The Las Vegas Nurses Strike and Hospital-Acquired Infection

In Las Vegas, the SEIU nurses were recently locked out during contract negotiations (they're back to work now). The nurses don't want pay increases or better benefits, but a lower patient-to-nurse ratio. Universal Health Services, the for-profit hospital chain, claims the nurses are trying to expand the union membership. The nurses claim that they simply want to improve patient care. Regardless of the motives involved, there is one indisputable fact: having fewer patients per nurse decreases the likelihood that a patient will become infected while in the hospital.

I've blogged about nosocomial (hospital-acquired) infections before, but for those of you who are new to these parts, nosocomial bacterial infections kill at least 90,000 people in the U.S. annually (and that number is probably low).

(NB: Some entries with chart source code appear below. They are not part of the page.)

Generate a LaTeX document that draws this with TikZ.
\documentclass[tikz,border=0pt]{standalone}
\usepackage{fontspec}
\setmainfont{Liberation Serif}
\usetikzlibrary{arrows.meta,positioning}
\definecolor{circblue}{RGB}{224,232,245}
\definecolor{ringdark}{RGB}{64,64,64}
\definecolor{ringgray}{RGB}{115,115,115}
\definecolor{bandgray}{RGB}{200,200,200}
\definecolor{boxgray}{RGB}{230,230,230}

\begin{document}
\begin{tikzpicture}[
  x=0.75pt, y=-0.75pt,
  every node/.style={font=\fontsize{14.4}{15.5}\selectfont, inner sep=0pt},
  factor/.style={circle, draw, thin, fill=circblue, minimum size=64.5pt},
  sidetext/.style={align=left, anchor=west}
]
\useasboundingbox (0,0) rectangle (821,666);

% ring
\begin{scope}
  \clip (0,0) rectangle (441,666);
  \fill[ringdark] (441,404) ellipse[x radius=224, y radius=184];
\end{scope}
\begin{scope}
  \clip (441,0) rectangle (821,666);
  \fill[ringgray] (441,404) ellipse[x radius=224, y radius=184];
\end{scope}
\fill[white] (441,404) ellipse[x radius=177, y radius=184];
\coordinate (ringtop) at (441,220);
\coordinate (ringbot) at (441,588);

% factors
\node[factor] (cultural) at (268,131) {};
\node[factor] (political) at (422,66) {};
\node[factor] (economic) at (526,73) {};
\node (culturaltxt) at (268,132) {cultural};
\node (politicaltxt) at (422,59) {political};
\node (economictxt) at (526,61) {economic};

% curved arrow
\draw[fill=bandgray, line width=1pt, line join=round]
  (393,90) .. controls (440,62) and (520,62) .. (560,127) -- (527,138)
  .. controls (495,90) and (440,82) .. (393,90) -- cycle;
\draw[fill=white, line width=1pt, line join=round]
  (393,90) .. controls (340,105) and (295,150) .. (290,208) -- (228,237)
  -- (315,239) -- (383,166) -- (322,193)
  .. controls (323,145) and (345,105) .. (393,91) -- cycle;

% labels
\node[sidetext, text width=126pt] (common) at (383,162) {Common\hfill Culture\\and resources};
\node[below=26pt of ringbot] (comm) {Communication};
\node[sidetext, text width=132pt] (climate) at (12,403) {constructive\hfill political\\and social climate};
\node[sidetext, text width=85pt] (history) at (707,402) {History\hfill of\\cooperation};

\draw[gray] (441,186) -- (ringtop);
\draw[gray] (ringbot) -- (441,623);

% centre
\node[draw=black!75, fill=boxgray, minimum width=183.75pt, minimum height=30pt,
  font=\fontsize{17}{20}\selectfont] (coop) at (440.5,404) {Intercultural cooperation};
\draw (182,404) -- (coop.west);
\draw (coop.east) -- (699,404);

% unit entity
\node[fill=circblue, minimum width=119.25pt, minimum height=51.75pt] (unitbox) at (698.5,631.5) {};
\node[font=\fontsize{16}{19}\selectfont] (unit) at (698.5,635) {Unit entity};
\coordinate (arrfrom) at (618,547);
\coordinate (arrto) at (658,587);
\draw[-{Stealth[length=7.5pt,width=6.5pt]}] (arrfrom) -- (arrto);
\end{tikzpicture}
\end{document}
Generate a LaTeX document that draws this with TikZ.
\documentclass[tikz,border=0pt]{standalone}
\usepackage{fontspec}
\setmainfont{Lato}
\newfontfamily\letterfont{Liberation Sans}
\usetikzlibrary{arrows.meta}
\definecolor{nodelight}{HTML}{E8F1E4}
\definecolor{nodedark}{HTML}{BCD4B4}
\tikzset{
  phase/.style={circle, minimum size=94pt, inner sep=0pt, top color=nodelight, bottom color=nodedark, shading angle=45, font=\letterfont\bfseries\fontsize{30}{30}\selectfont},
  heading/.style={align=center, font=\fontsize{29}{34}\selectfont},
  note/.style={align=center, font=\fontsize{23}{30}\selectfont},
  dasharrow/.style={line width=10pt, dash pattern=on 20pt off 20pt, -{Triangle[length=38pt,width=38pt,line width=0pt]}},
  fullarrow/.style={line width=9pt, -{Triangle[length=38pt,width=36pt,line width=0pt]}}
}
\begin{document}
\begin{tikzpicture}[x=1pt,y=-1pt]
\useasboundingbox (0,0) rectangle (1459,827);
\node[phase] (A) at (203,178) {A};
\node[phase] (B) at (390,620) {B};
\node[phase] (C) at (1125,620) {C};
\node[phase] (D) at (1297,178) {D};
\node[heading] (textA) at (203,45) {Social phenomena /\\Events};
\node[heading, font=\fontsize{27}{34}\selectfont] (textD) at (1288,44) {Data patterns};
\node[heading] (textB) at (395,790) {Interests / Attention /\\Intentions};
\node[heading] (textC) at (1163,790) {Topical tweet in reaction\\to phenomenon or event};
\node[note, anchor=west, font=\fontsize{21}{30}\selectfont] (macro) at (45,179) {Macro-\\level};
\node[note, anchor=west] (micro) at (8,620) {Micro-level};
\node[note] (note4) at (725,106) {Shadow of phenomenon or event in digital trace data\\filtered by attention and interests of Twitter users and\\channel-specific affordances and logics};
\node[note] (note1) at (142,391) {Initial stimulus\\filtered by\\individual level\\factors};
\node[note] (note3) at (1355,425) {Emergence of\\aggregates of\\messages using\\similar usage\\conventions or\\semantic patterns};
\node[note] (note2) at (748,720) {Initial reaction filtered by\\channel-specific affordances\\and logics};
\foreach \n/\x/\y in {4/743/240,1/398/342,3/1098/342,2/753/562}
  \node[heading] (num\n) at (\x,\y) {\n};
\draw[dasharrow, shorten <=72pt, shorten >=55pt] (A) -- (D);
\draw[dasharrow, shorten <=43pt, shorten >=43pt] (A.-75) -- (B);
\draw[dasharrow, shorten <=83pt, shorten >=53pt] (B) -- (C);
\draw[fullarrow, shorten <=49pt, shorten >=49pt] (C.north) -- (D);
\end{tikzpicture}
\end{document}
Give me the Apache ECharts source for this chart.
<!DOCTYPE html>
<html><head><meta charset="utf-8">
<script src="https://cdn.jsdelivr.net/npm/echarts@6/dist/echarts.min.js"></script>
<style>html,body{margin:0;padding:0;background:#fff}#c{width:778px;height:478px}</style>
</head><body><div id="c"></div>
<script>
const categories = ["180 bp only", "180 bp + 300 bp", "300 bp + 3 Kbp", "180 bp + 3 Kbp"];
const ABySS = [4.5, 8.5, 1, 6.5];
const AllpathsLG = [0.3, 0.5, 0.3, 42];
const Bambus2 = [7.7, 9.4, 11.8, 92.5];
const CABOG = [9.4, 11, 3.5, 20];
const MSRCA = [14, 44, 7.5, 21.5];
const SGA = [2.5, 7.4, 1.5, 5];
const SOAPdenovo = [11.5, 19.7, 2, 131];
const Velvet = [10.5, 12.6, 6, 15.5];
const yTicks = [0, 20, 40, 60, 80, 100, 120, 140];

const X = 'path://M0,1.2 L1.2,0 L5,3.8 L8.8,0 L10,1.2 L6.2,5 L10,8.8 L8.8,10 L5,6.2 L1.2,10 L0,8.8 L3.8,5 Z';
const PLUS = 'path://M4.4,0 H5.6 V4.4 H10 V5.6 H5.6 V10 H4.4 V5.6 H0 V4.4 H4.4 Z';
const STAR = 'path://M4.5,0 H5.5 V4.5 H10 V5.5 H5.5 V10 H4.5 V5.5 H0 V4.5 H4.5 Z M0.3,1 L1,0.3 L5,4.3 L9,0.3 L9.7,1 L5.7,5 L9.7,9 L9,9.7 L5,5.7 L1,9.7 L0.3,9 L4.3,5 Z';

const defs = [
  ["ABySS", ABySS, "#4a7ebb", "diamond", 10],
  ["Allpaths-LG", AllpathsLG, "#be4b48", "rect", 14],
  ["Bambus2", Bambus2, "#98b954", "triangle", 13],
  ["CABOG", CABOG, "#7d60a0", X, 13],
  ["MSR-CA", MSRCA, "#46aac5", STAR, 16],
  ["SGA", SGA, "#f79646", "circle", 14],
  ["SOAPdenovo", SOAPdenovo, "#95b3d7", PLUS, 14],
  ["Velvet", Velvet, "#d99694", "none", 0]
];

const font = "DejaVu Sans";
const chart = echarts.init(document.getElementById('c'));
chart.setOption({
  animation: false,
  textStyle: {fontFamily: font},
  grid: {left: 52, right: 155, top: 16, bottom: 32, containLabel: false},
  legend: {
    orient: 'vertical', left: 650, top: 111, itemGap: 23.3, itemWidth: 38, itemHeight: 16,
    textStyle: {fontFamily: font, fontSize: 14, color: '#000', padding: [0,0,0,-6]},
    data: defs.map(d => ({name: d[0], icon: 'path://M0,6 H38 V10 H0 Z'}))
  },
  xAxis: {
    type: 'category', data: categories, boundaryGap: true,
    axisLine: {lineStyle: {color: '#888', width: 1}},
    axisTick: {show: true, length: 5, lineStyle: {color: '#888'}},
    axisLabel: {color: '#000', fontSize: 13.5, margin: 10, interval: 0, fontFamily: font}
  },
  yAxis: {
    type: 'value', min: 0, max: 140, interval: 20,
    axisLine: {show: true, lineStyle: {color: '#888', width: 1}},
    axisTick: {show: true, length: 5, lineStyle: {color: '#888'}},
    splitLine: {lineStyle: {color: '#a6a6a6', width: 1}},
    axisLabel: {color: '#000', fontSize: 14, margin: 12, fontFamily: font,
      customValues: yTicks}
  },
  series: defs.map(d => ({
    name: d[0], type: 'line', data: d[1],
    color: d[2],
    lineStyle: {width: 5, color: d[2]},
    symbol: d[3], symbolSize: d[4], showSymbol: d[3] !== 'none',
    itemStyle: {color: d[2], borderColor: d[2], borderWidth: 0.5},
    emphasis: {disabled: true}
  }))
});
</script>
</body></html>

To put that figure in perspective, AIDS/HIV kills around 17,000 annually in the U.S., and breast cancer kills roughly 40,000 per year. That's right: five times as many people die from nosocomial bacterial infections as die from HIV. For every breast cancer death, there are two nosocomial infection deaths. And a major source of the antibiotic resistance problem is nosocomial infections: the fewer infections that need to be treated, the less antibiotics are used, reducing the selective pressure for antibiotic resistant bacterial strains.

UHS' policy ultimately stems from the externalization of the costs of crappy healthcare to insurers--if the hospitals bore the consequences of lousy care, including nosocomial infections, rather than shunting them off on the insurers (or Medicare and Medicaid), UHS would have an incentive to decrease the patient-to-nurse ratio.

One more reason why we need universal and national healthcare.